Pré-Socráticos

Excertos de Emmanuel Carneiro Leão, “O pensamento originário”

Pensamento Originário é o título de um questionamento que procura pensar o pensamento dos primeiros pensadores gregos. Tales, Anaximandro e Anaxímenes, Zenão e Xenófanes, Heráclito e Parmênides viveram aproximadamente entre os fins do século VII e os meados do século V antes de Cristo.

Já foram intitulados de Pré-aristotélicos, Pré-platônicos e Pré-socráticos. Sob a correção cronológica do prefixo, pré-, se escamoteia uma perplexidade de pensamento.
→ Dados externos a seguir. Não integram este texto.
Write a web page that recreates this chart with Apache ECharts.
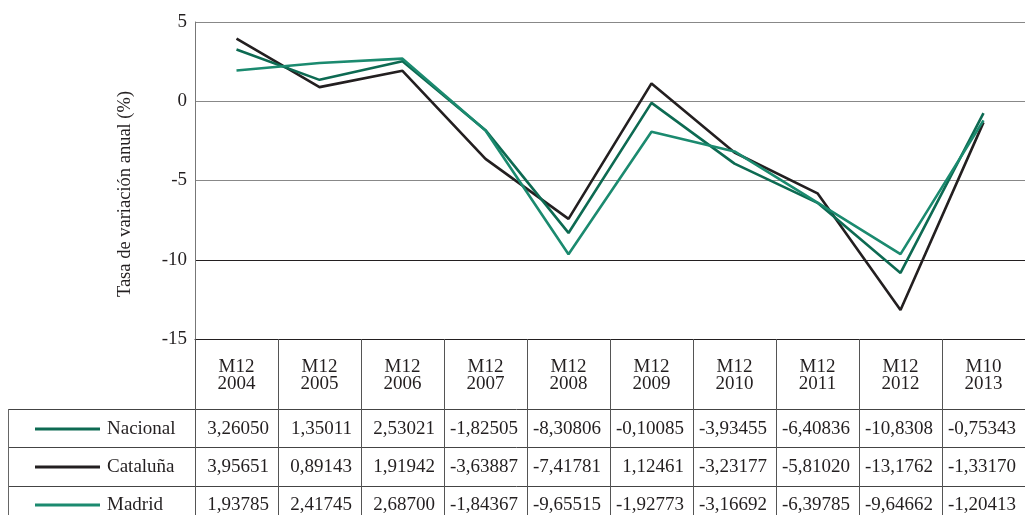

Em Sócrates, Platão e Aristóteles se inaugura uma de-cisão Histórica. A decisão das diferenças que, sendo já em si mesma metafísica, instala o domínio da filosofia em toda a História do Ocidente.

Trata-se de uma de-cisão que vive da perplexidade em pensar a identidade como identidade e não como igualdade, isto é, que vive da dificuldade de se encontrar com a identidade no próprio seio das diferenças. Esta de-cisão, ao instituir as dicotomias de um comparativo ontológico, se pronuncia pelo ser contra o nada, pela essência contra a aparência, pelo bem contra o mal, pelo inteligível contra o sensível, pelo permanente contra o mutável, pelo verdadeiro contra o falso, pelo racional contra o animal, pelo necessário contra o contingente, pelo uno contra o múltiplo, pela sincronia contra adiacronia. No poder de seu jogo é uma de-cisão que se de-cide pela filosofia contra o pensamento.

Esta de-cisão metafísica não é um presente para sempre passado nem se reduz a simples fato de um passado encoberto pela poeira de dois mil e quatrocentos anos. É mais do que objeto de curiosidade historiográfica. Mais do que uma relíquia no museu do Ocidente. É um passado tão vigente que constitui a fonte donde vivemos hoje, a tradição, que nos sustenta. Seu vigor Histórico promoveu as transformações, as experiências e as interpretações de quase 25 séculos. Deu lugar a motivos orientais. Concebeu o Cristianismo. Provocou o Humanismo, o Esclarecimento e a Ciência Moderna.

É esta mesma de-cisão que estabelece até hoje a filosofia de Sócrates, Platão e Aristóteles como critério na escolha, interpretação e avaliação dos primeiros pensadores gregos. Os problemas, as concepções e os conceitos de Sócrates, Platão e Aristóteles, transformados pelas ciências modernas, servem de parâmetro para se medir o nível filosófico de todos os gregos de antes e depois da segunda metade do século V. Em pacientes pesquisas filológicas, historiográficas e linguísticas busca-se reconstruir a lógica, a ética e a física arcaicas sem se levar em conta que só há uma lógica, uma ética e uma física na tradição de ensino das escolas clássicas. Não se permite, que os primeiros pensadores gregos sejam pensadores. Têm de ser filósofos, iguais a Sócrates, Platão e Aristóteles, ainda que só o sejam de forma arcaica, isto é, primitiva. Por isso mesmo só podem ser pré-socráticos ou pré-platônicos ou pré-aristotélicos. Assim, nestes títulos, o pré- não possui apenas sentido cronológico mas sobretudo axiomático. É o axioma de implantação da filosofia na decadência do pensamento.